Stanowcze działanie Francji i Wielkiej Brytanii w marcu 1936 roku, kiedy Adolf Hitler złamał postanowienia traktatu wersalskiego poprzez wprowadzenie wojsk do Nadrenii, mogło doprowadzić do obalenia przywódcy Niemiec i zapobiec II wojnie światowej – powiedział w rozmowie z PAP brytyjski historyk Andrew Roberts, autor m.in. monumentalnej biografii Winstona Churchilla.
„W marcu 1936 roku stało się jasne, że Hitler chce podeptać postanowienia traktatu wersalskiego z 1919 roku, którego dwoma kluczowymi elementami były właśnie Francja i Wielka Brytania” – stwierdził Roberts. „Gdyby Paryż i Londyn stanęły w obronie zarówno litery, jak i ducha traktatu wersalskiego poprzez fizyczny sprzeciw wobec remilitaryzacji Nadrenii, niemieccy generałowie mogliby pozbawić Hitlera władzy” – dodał historyk. Jak wskazał później było już za późno, aby powstrzymać agresywne zamiary przywódcy Niemiec.

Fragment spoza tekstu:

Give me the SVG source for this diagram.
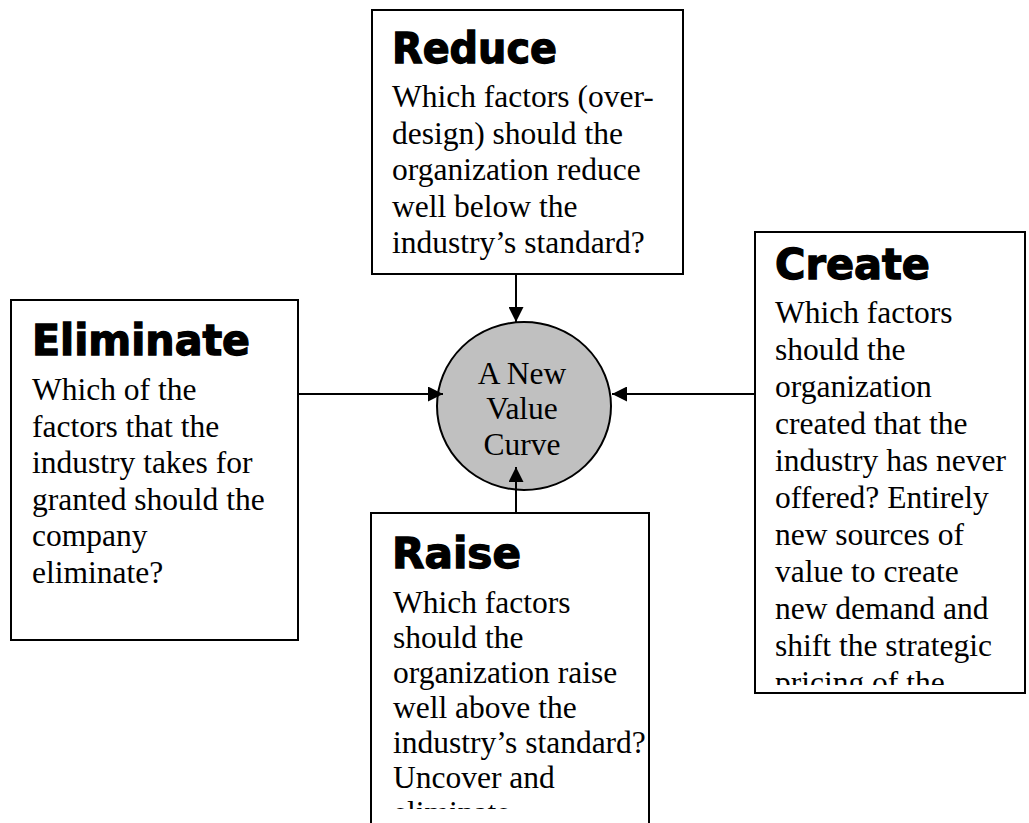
<svg xmlns="http://www.w3.org/2000/svg" width="1029" height="823" viewBox="0 0 1029 823">
  <style>
    .box { fill: #ffffff; stroke: #000000; stroke-width: 2; }
    .head { font-family: "DejaVu Sans", "Liberation Sans", sans-serif; font-weight: bold; font-size: 42px; fill: #000; stroke: #000; stroke-width: 1.3; }
    .body { font-family: "Liberation Serif", "Times New Roman", serif; font-size: 31.5px; fill: #000; }
    .hub { fill: #c0c0c0; stroke: #000; stroke-width: 2; }
    .link { stroke: #000; stroke-width: 2; fill: none; marker-end: url(#arrow); }
  </style>
  <defs>
    <marker id="arrow" viewBox="0 0 10 10" refX="10" refY="5" markerWidth="15" markerHeight="15" markerUnits="userSpaceOnUse" orient="auto">
      <path d="M0,0 L10,5 L0,10 z" fill="#000"/>
    </marker>
    <clipPath id="clipCreate"><rect x="756" y="233" width="268" height="452"/></clipPath>
    <clipPath id="clipRaise"><rect x="372" y="514" width="276" height="295"/></clipPath>
  </defs>

  <rect width="1029" height="823" fill="#ffffff"/>

  <!-- hub -->
  <g id="hub">
    <ellipse class="hub" cx="524" cy="406" rx="87" ry="84"/>
    <text class="body" text-anchor="middle" x="522" y="384">A New</text>
    <text class="body" text-anchor="middle" x="522" y="419">Value</text>
    <text class="body" text-anchor="middle" x="522" y="455">Curve</text>
  </g>

  <!-- Reduce -->
  <g id="reduce">
    <rect class="box" x="372" y="10" width="311" height="264"/>
    <text class="head" x="392" y="63" textLength="165" lengthAdjust="spacingAndGlyphs">Reduce</text>
    <text class="body" x="392" y="107">Which factors (over-</text>
    <text class="body" x="392" y="143.5">design) should the</text>
    <text class="body" x="392" y="180">organization reduce</text>
    <text class="body" x="392" y="216.5">well below the</text>
    <text class="body" x="392" y="253">industry’s standard?</text>
  </g>

  <!-- Eliminate -->
  <g id="eliminate">
    <rect class="box" x="11" y="300" width="287" height="340"/>
    <text class="head" x="32" y="355" textLength="218" lengthAdjust="spacingAndGlyphs">Eliminate</text>
    <text class="body" x="32" y="400">Which of the</text>
    <text class="body" x="32" y="436.5">factors that the</text>
    <text class="body" x="32" y="473">industry takes for</text>
    <text class="body" x="32" y="509.5">granted should the</text>
    <text class="body" x="32" y="546">company</text>
    <text class="body" x="32" y="582.5">eliminate?</text>
  </g>

  <!-- Create -->
  <g id="create">
    <rect class="box" x="755" y="232" width="270" height="461"/>
    <text class="head" x="775" y="279" textLength="155" lengthAdjust="spacingAndGlyphs">Create</text>
    <g clip-path="url(#clipCreate)">
      <text class="body" x="775" y="323">Which factors</text>
      <text class="body" x="775" y="360">should the</text>
      <text class="body" x="775" y="397">organization</text>
      <text class="body" x="775" y="434">created that the</text>
      <text class="body" x="775" y="471">industry has never</text>
      <text class="body" x="775" y="508">offered? Entirely</text>
      <text class="body" x="775" y="545">new sources of</text>
      <text class="body" x="775" y="582">value to create</text>
      <text class="body" x="775" y="619">new demand and</text>
      <text class="body" x="775" y="656">shift the strategic</text>
      <text class="body" x="775" y="693">pricing of the</text>
    </g>
  </g>

  <!-- Raise -->
  <g id="raise">
    <rect class="box" x="371" y="513" width="278" height="330"/>
    <text class="head" x="392" y="568" textLength="129" lengthAdjust="spacingAndGlyphs">Raise</text>
    <g clip-path="url(#clipRaise)">
      <text class="body" x="393" y="613">Which factors</text>
      <text class="body" x="393" y="648">should the</text>
      <text class="body" x="393" y="683">organization raise</text>
      <text class="body" x="393" y="718">well above the</text>
      <text class="body" x="393" y="753">industry’s standard?</text>
      <text class="body" x="393" y="788">Uncover and</text>
      <text class="body" x="393" y="823">eliminate</text>
    </g>
  </g>

  <!-- connectors, drawn last so their heads stay visible over the hub -->
  <g id="connectors">
    <line class="link" x1="516" y1="274" x2="516" y2="322"/>
    <line class="link" x1="298" y1="394" x2="443" y2="394"/>
    <line class="link" x1="755" y1="394" x2="612" y2="394"/>
    <line class="link" x1="516" y1="513" x2="516" y2="467"/>
  </g>
</svg>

Biograf Winstona Churchilla podkreślił, że premier rozpoznał zagrożenie wojenne znacznie wcześniej niż Neville Chamberlain, premier Zjednoczonego Królestwa w latach 1937-1940. „Churchill już w 1933 lub 1934 roku dostrzegł prawdziwe oblicze reżimu nazistowskiego w Niemczech” – powiedział Roberts.
Chamberlain z kolei długo twierdził, że zdołał powstrzymać Hitlera, czego wyrazem było stwierdzenie po konferencji w Monachium we wrześniu 1938 roku, że przywiózł „pokój dla naszych czasów”. „Churchill nie dawał temu wiary, krytykując układ monachijski w sławnej mowie 5 października 1938 roku w Izbie Gmin” – stwierdził Roberts.
Nie uważa on też, że w 1939 roku można mówić o zdradzie Polski przez zachodnich sojuszników.
„W historii rzadko zdarza się, aby jakiś kraj wchodził to wojny jeśli nie został zaatakowany bezpośrednio. Poprzez danie gwarancji Polsce wiosną 1939 roku Wielka Brytania działała niejako altruistycznie, dlatego ciężko mówić o zdradzie we wrześniu 1939 roku” – podkreślił Roberts.
W jego ocenie problemem jest to, że wówczas i jeszcze dziś Polacy wierzą, iż państwa zachodnie miały jakiś plan pomocy na wypadek niemieckiej inwazji. Jednak szefowie sztabów państw zachodnich takowego nie posiadali, o czym informowali stronę polską.
W każdym razie Francja i Wielka Brytania zbyt długo zwlekały z wypowiedzeniem Niemcom wojny po tym, jak Hitler zaatakował Polskę; z powodu wahań ze strony Francji dwa państwa przystąpiły do niej dopiero 3 września przed południem.
„Brytyjczycy mogli przystąpić do wojny wcześniej, ale chcieli skoordynować swoją decyzję z Francuzami, którzy nie byli przygotowani” – dodał Roberts.
W jego ocenie to jednak nie wypowiedzenie wojny Niemcom przez europejskich sojuszników Polski skazało Hitlera na porażkę, ale dopiero jego inwazja na Związek Radziecki w 1941 roku. „Kolejnym wielkim błędem Hitlera było wypowiedzenie pół roku później wojny USA, czyli krajowi kompletnie nie do zdobycia i posiadającemu ogromną bazą przemysłową” – dodał.
W jego ocenie Churchill był generalnie przychylnie nastawiony do Polski. „Cenił Józefa Becka, którego kraj był położony w całkowicie beznadziejnej pozycji pomiędzy dwoma totalitarnymi mocarstwami” – podkreślił brytyjski historyk. Według niego Churchill kierował się jednak zasadami Realpolitik, choć był zdecydowanie bardziej propolski niż Neville Chamberlain.
Andrew Roberts (ur. 1963) jest znanym brytyjskim historykiem i dziennikarzem, członkiem Izby Lordów. W ostatnich latach opublikował m.in. biografię Napoleona Bonaparte, króla Jerzego III oraz Winstona Churchilla.